The task:
Drop every picture, then transcribe the remaining data exactly.

Raw data:
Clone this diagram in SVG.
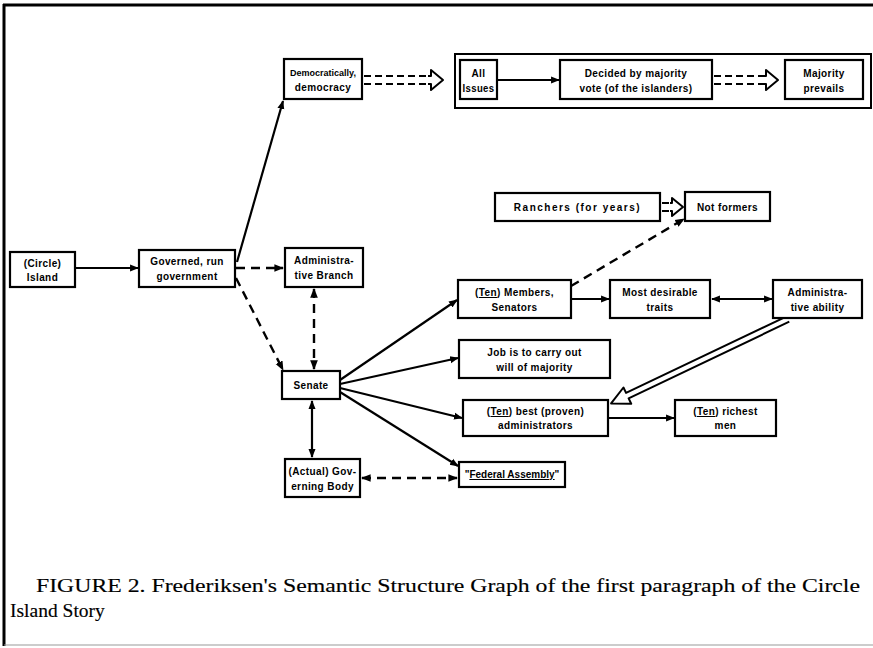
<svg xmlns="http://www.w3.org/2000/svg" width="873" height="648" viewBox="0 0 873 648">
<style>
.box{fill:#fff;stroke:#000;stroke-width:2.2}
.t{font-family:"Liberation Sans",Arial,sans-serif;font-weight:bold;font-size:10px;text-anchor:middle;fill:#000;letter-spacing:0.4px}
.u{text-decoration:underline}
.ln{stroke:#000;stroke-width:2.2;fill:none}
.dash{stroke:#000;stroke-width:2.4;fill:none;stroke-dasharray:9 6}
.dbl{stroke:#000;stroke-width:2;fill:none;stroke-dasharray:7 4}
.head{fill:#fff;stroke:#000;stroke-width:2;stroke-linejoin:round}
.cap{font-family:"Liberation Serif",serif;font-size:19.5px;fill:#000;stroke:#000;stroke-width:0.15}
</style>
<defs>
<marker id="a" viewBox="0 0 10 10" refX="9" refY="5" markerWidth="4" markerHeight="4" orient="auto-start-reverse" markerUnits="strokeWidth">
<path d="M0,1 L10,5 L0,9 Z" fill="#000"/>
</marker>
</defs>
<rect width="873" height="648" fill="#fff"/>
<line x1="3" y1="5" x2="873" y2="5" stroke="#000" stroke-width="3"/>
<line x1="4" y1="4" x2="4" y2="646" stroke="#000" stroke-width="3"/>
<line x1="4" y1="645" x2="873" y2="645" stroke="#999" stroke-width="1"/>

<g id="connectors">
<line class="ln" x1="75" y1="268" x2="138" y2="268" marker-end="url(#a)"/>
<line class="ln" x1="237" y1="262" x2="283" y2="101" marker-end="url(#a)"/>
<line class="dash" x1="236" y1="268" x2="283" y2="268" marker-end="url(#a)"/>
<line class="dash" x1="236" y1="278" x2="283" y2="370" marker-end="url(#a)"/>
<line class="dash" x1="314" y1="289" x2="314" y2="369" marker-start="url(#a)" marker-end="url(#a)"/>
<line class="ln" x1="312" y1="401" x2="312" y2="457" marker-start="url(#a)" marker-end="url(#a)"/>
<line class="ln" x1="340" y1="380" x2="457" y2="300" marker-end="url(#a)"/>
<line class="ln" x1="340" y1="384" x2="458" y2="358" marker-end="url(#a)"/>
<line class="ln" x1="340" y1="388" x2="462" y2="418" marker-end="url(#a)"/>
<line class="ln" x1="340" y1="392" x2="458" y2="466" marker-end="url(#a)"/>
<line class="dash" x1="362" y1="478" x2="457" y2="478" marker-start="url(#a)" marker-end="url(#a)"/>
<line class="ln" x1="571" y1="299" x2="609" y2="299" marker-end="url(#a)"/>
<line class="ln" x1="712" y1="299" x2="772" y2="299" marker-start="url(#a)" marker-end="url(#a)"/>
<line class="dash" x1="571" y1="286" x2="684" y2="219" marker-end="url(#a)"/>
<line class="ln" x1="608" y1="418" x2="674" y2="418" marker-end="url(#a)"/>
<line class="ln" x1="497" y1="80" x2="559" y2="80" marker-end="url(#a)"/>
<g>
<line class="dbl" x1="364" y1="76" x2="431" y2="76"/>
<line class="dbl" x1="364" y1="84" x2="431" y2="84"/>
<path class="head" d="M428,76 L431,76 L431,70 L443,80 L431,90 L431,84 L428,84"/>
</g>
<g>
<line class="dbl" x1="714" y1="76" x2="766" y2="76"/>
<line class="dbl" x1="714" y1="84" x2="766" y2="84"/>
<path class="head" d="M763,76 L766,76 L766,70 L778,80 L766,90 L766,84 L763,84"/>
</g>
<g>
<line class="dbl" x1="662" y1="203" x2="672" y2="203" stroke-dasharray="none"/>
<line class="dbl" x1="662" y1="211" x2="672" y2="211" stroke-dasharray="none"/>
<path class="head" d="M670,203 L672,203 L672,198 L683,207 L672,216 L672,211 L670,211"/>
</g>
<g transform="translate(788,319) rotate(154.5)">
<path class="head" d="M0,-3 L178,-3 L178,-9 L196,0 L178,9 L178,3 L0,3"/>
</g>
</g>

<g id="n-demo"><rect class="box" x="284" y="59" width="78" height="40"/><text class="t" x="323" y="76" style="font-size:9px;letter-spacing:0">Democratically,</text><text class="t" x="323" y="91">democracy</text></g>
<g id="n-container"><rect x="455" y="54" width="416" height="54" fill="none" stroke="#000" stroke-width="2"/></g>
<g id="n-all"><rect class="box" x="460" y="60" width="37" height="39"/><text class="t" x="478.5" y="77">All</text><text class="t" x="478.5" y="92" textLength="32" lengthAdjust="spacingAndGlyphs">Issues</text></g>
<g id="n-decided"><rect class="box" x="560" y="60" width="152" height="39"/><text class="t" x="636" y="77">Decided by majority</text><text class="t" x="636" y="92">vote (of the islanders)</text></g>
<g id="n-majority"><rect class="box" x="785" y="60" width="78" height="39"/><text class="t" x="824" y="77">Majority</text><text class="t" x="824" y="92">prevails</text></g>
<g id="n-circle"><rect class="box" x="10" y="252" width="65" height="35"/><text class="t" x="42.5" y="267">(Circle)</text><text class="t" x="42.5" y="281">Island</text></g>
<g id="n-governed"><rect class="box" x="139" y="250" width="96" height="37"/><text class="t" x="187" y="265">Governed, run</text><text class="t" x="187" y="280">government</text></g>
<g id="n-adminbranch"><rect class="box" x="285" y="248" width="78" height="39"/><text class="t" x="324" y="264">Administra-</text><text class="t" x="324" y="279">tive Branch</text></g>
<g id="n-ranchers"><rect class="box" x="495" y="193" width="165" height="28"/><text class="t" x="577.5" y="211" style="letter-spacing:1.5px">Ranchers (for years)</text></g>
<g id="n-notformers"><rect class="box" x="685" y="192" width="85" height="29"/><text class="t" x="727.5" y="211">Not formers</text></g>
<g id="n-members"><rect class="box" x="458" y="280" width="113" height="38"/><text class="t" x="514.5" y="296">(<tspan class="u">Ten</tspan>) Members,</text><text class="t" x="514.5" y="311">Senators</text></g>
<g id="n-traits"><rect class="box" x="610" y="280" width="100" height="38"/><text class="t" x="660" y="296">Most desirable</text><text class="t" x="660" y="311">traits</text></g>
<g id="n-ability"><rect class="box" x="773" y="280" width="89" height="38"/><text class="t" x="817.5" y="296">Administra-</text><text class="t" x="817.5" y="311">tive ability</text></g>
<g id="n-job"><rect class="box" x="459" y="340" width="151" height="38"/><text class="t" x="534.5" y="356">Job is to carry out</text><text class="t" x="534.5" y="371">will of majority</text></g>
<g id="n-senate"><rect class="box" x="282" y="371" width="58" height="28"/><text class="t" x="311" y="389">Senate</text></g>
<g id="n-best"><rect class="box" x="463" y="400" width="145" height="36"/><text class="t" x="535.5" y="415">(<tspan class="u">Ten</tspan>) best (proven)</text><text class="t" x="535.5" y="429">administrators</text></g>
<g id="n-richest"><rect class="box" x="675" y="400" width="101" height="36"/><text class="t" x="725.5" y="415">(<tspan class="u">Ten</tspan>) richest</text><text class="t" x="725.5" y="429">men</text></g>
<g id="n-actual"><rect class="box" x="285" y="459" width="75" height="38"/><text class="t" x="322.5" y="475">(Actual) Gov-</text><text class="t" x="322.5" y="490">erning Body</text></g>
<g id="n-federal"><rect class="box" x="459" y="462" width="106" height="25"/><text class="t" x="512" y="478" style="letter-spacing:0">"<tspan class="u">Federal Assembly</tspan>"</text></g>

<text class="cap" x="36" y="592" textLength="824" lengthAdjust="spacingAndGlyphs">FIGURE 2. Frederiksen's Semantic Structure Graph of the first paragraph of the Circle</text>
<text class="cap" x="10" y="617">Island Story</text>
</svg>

Response to the task:
Clone this diagram in SVG.
<svg xmlns="http://www.w3.org/2000/svg" width="873" height="648" viewBox="0 0 873 648">
<style>
.box{fill:#fff;stroke:#000;stroke-width:2.2}
.t{font-family:"Liberation Sans",Arial,sans-serif;font-weight:bold;font-size:10px;text-anchor:middle;fill:#000;letter-spacing:0.4px}
.u{text-decoration:underline}
.ln{stroke:#000;stroke-width:2.2;fill:none}
.dash{stroke:#000;stroke-width:2.4;fill:none;stroke-dasharray:9 6}
.dbl{stroke:#000;stroke-width:2;fill:none;stroke-dasharray:7 4}
.head{fill:#fff;stroke:#000;stroke-width:2;stroke-linejoin:round}
.cap{font-family:"Liberation Serif",serif;font-size:19.5px;fill:#000;stroke:#000;stroke-width:0.15}
</style>
<defs>
<marker id="a" viewBox="0 0 10 10" refX="9" refY="5" markerWidth="4" markerHeight="4" orient="auto-start-reverse" markerUnits="strokeWidth">
<path d="M0,1 L10,5 L0,9 Z" fill="#000"/>
</marker>
</defs>
<rect width="873" height="648" fill="#fff"/>
<line x1="3" y1="5" x2="873" y2="5" stroke="#000" stroke-width="3"/>
<line x1="4" y1="4" x2="4" y2="646" stroke="#000" stroke-width="3"/>
<line x1="4" y1="645" x2="873" y2="645" stroke="#999" stroke-width="1"/>

<g id="connectors">
<line class="ln" x1="75" y1="268" x2="138" y2="268" marker-end="url(#a)"/>
<line class="ln" x1="237" y1="262" x2="283" y2="101" marker-end="url(#a)"/>
<line class="dash" x1="236" y1="268" x2="283" y2="268" marker-end="url(#a)"/>
<line class="dash" x1="236" y1="278" x2="283" y2="370" marker-end="url(#a)"/>
<line class="dash" x1="314" y1="289" x2="314" y2="369" marker-start="url(#a)" marker-end="url(#a)"/>
<line class="ln" x1="312" y1="401" x2="312" y2="457" marker-start="url(#a)" marker-end="url(#a)"/>
<line class="ln" x1="340" y1="380" x2="457" y2="300" marker-end="url(#a)"/>
<line class="ln" x1="340" y1="384" x2="458" y2="358" marker-end="url(#a)"/>
<line class="ln" x1="340" y1="388" x2="462" y2="418" marker-end="url(#a)"/>
<line class="ln" x1="340" y1="392" x2="458" y2="466" marker-end="url(#a)"/>
<line class="dash" x1="362" y1="478" x2="457" y2="478" marker-start="url(#a)" marker-end="url(#a)"/>
<line class="ln" x1="571" y1="299" x2="609" y2="299" marker-end="url(#a)"/>
<line class="ln" x1="712" y1="299" x2="772" y2="299" marker-start="url(#a)" marker-end="url(#a)"/>
<line class="dash" x1="571" y1="286" x2="684" y2="219" marker-end="url(#a)"/>
<line class="ln" x1="608" y1="418" x2="674" y2="418" marker-end="url(#a)"/>
<line class="ln" x1="497" y1="80" x2="559" y2="80" marker-end="url(#a)"/>
<g>
<line class="dbl" x1="364" y1="76" x2="431" y2="76"/>
<line class="dbl" x1="364" y1="84" x2="431" y2="84"/>
<path class="head" d="M428,76 L431,76 L431,70 L443,80 L431,90 L431,84 L428,84"/>
</g>
<g>
<line class="dbl" x1="714" y1="76" x2="766" y2="76"/>
<line class="dbl" x1="714" y1="84" x2="766" y2="84"/>
<path class="head" d="M763,76 L766,76 L766,70 L778,80 L766,90 L766,84 L763,84"/>
</g>
<g>
<line class="dbl" x1="662" y1="203" x2="672" y2="203" stroke-dasharray="none"/>
<line class="dbl" x1="662" y1="211" x2="672" y2="211" stroke-dasharray="none"/>
<path class="head" d="M670,203 L672,203 L672,198 L683,207 L672,216 L672,211 L670,211"/>
</g>
<g transform="translate(788,319) rotate(154.5)">
<path class="head" d="M0,-3 L178,-3 L178,-9 L196,0 L178,9 L178,3 L0,3"/>
</g>
</g>

<g id="n-demo"><rect class="box" x="284" y="59" width="78" height="40"/><text class="t" x="323" y="76" style="font-size:9px;letter-spacing:0">Democratically,</text><text class="t" x="323" y="91">democracy</text></g>
<g id="n-container"><rect x="455" y="54" width="416" height="54" fill="none" stroke="#000" stroke-width="2"/></g>
<g id="n-all"><rect class="box" x="460" y="60" width="37" height="39"/><text class="t" x="478.5" y="77">All</text><text class="t" x="478.5" y="92" textLength="32" lengthAdjust="spacingAndGlyphs">Issues</text></g>
<g id="n-decided"><rect class="box" x="560" y="60" width="152" height="39"/><text class="t" x="636" y="77">Decided by majority</text><text class="t" x="636" y="92">vote (of the islanders)</text></g>
<g id="n-majority"><rect class="box" x="785" y="60" width="78" height="39"/><text class="t" x="824" y="77">Majority</text><text class="t" x="824" y="92">prevails</text></g>
<g id="n-circle"><rect class="box" x="10" y="252" width="65" height="35"/><text class="t" x="42.5" y="267">(Circle)</text><text class="t" x="42.5" y="281">Island</text></g>
<g id="n-governed"><rect class="box" x="139" y="250" width="96" height="37"/><text class="t" x="187" y="265">Governed, run</text><text class="t" x="187" y="280">government</text></g>
<g id="n-adminbranch"><rect class="box" x="285" y="248" width="78" height="39"/><text class="t" x="324" y="264">Administra-</text><text class="t" x="324" y="279">tive Branch</text></g>
<g id="n-ranchers"><rect class="box" x="495" y="193" width="165" height="28"/><text class="t" x="577.5" y="211" style="letter-spacing:1.5px">Ranchers (for years)</text></g>
<g id="n-notformers"><rect class="box" x="685" y="192" width="85" height="29"/><text class="t" x="727.5" y="211">Not formers</text></g>
<g id="n-members"><rect class="box" x="458" y="280" width="113" height="38"/><text class="t" x="514.5" y="296">(<tspan class="u">Ten</tspan>) Members,</text><text class="t" x="514.5" y="311">Senators</text></g>
<g id="n-traits"><rect class="box" x="610" y="280" width="100" height="38"/><text class="t" x="660" y="296">Most desirable</text><text class="t" x="660" y="311">traits</text></g>
<g id="n-ability"><rect class="box" x="773" y="280" width="89" height="38"/><text class="t" x="817.5" y="296">Administra-</text><text class="t" x="817.5" y="311">tive ability</text></g>
<g id="n-job"><rect class="box" x="459" y="340" width="151" height="38"/><text class="t" x="534.5" y="356">Job is to carry out</text><text class="t" x="534.5" y="371">will of majority</text></g>
<g id="n-senate"><rect class="box" x="282" y="371" width="58" height="28"/><text class="t" x="311" y="389">Senate</text></g>
<g id="n-best"><rect class="box" x="463" y="400" width="145" height="36"/><text class="t" x="535.5" y="415">(<tspan class="u">Ten</tspan>) best (proven)</text><text class="t" x="535.5" y="429">administrators</text></g>
<g id="n-richest"><rect class="box" x="675" y="400" width="101" height="36"/><text class="t" x="725.5" y="415">(<tspan class="u">Ten</tspan>) richest</text><text class="t" x="725.5" y="429">men</text></g>
<g id="n-actual"><rect class="box" x="285" y="459" width="75" height="38"/><text class="t" x="322.5" y="475">(Actual) Gov-</text><text class="t" x="322.5" y="490">erning Body</text></g>
<g id="n-federal"><rect class="box" x="459" y="462" width="106" height="25"/><text class="t" x="512" y="478" style="letter-spacing:0">"<tspan class="u">Federal Assembly</tspan>"</text></g>

<text class="cap" x="36" y="592" textLength="824" lengthAdjust="spacingAndGlyphs">FIGURE 2. Frederiksen's Semantic Structure Graph of the first paragraph of the Circle</text>
<text class="cap" x="10" y="617">Island Story</text>
</svg>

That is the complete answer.